Further, noting again that 1) on July 1, 1980, a jury in this case found that SNR was insolvent in 1974, 1975, and 1976, 2) a judgment based in part on that finding of insolvency was entered against SNR and exceeded $45 million, and 3) Shaheen himself testified that the Macmillan shares transferred to Outerbridge were among SNR's last remaining assets,[3] I find that at the time of its transfer to Outerbridge of 185,723 shares of Macmillan stock, SNR was insolvent.

Given all the foregoing, I conclude that the transfer by Shaheen and SNR to Outerbridge of SNR's holdings of shares of Macmillan was in violation of this Court's restraining order of July 1, 1980. Further, the transfer by Shaheen and SNR to Outerbridge of SNR's shares in Macmillan was a fraudulent conveyance within the meaning of Section 273 of the New York Debtor and Creditor Law, N.Y. Debt. & Cred. Law § 273 (McKinney), in that it occurred at a time when SNR was insolvent and was neither for fair consideration nor in good faith. In this connection, I note that a transfer of assets to a lawyer to secure payment for vague and extended future services in a commercial venture is not fair consideration. Compare In re Gordon, 3 N.Y.S. 589 (4th Dep't 1888) with Hay v. Duskin, 9 Ariz.App. 599, 455 P.2d 281 (Ct.App. 1969). In addition, the transfer by Shaheen and SNR to Outerbridge of the said shares of Macmillan was a fraudulent conveyance within the meaning of Section 273-a of the New York Debtor and Creditor Law, N.Y. Debt. & Cred. Law § 273-a (McKinney), in that it occurred at a time when a judgment for money damages against SNR had been docketed, was neither for fair consideration nor in good faith, and SNR has failed to satisfy the judgment. Finally, the transfer of the Macmillan shares by SNR to Outerbridge was, I conclude, in violation of Section 276 of the Debtor and Creditor Law as a conveyance made with the intent to hinder, delay, and impede Clarkson and other creditors of SNR in the collection of debts due from SNR.

It therefore follows that: 1) Clarkson is entitled to the said shares pursuant to New York C.P.L.R. § 5225(b); 2) the Spengler firm is directed to turn the certificates over to Clarkson; and 3) Macmillan is directed to effect, on its books, the transfer of said shares to Clarkson.[4]

*631 The foregoing constitutes the Court's findings of fact and conclusions of law and is so ordered.

NOTES

[1] This judgment has been affirmed on appeal. The Clarkson Company Limited, et al. v. Shaheen, et al., 660 F.2d 506 (2d Cir. 1981).

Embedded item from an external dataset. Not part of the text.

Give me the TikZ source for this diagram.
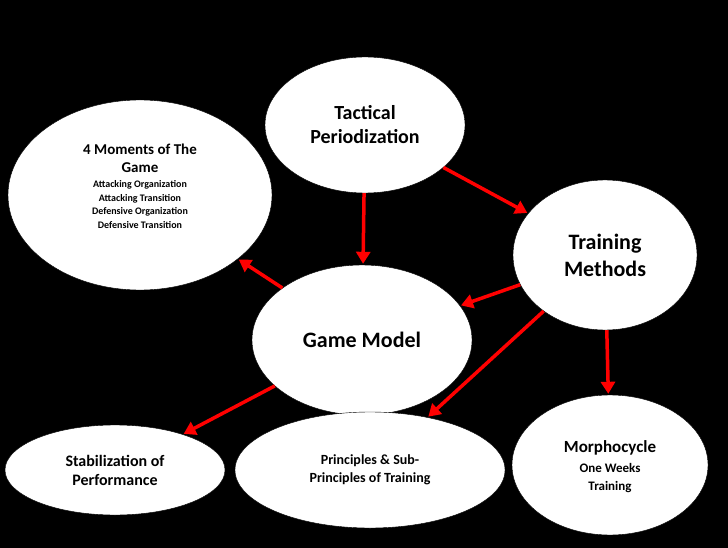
\documentclass[tikz,border=0pt]{standalone}
\usepackage{fontspec}
\setmainfont{Carlito}
\usetikzlibrary{shapes.geometric,arrows.meta}
\begin{document}
\begin{tikzpicture}[x=1pt,y=-1pt,
  el/.style={ellipse,draw=black,fill=white,align=center,font=\bfseries,inner sep=0pt},
  arr/.style={draw=red,line width=3.5pt,-{Triangle[length=12pt,width=14pt]},shorten >=1pt}]
\fill[black] (0,0) rectangle (728,548);
\useasboundingbox (0,0) rectangle (728,548);
\node[el,minimum width=200pt,minimum height=136pt,font=\bfseries\fontsize{20}{24}\selectfont] (tp) at (365,125) {Tactical\\Periodization};
\node[el,minimum width=264pt,minimum height=190pt] (fm) at (140,195) {};
\node[align=center,font=\bfseries\fontsize{15}{18}\selectfont] (fmt) at (140,158) {4 Moments of The\\Game};
\node[align=center,anchor=north,font=\bfseries\fontsize{10}{13.5}\selectfont] (fms) at (140,177) {Attacking Organization\\Attacking Transition\\Defensive Organization\\Defensive Transition};
\node[el,minimum width=184pt,minimum height=150pt,font=\bfseries\fontsize{22}{27}\selectfont] (tm) at (605,255) {Training\\Methods};
\node[el,minimum width=220pt,minimum height=150pt,font=\bfseries\fontsize{22}{27}\selectfont] (gm) at (362,340) {Game Model};
\node[el,minimum width=220pt,minimum height=90pt,font=\bfseries\fontsize{16}{19}\selectfont] (st) at (115,470) {Stabilization of\\Performance};
\node[el,minimum width=270pt,minimum height=116pt,font=\bfseries\fontsize{14}{18}\selectfont] (pr) at (370,470) {Principles \& Sub-\\Principles of Training};
\node[el,minimum width=196pt,minimum height=140pt] (mc) at (610,465) {};
\node[align=center,font=\bfseries\fontsize{17}{20}\selectfont] (mct) at (610,448) {Morphocycle};
\node[align=center,anchor=north,font=\bfseries\fontsize{13}{18}\selectfont] (mcs) at (610,460) {One Weeks\\Training};
\draw[arr] (tp) -- (tm);
\draw[arr] (tp) -- (gm);
\draw[arr] (tm) -- (gm);
\draw[arr] (gm) -- (fm);
\draw[arr] (tm) -- (pr);
\draw[arr] (tm) -- (mc);
\draw[arr] (gm) -- (st);
\end{tikzpicture}
\end{document}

[2] I note that Shaheen's present attorneys, in an opinion letter of July 31, 1980, the very day of the transfer to Outerbridge, recognized that the entry of Clarkson's judgment operated to continue the restriction on the transfer of assets, as Mr. Gould had assured the Court it would at the time of the jury verdict. In the very words of Shaheen's counsel, the assets were "subject ... to the lien of the judgment entered in ..." the main action.

[3] I note that no other assets of substantial value are disclosed in the SNR information-subpoena return.

[4] The Court recently has been informed that restraining notices have been served on the Spengler firm restraining transfer of the said shares. Accordingly, if the Spengler firm is so minded, it may deposit with the Court the shares in issue and commence forthwith an action in the nature of interpleader in the United States District Court for the Southern District of New York.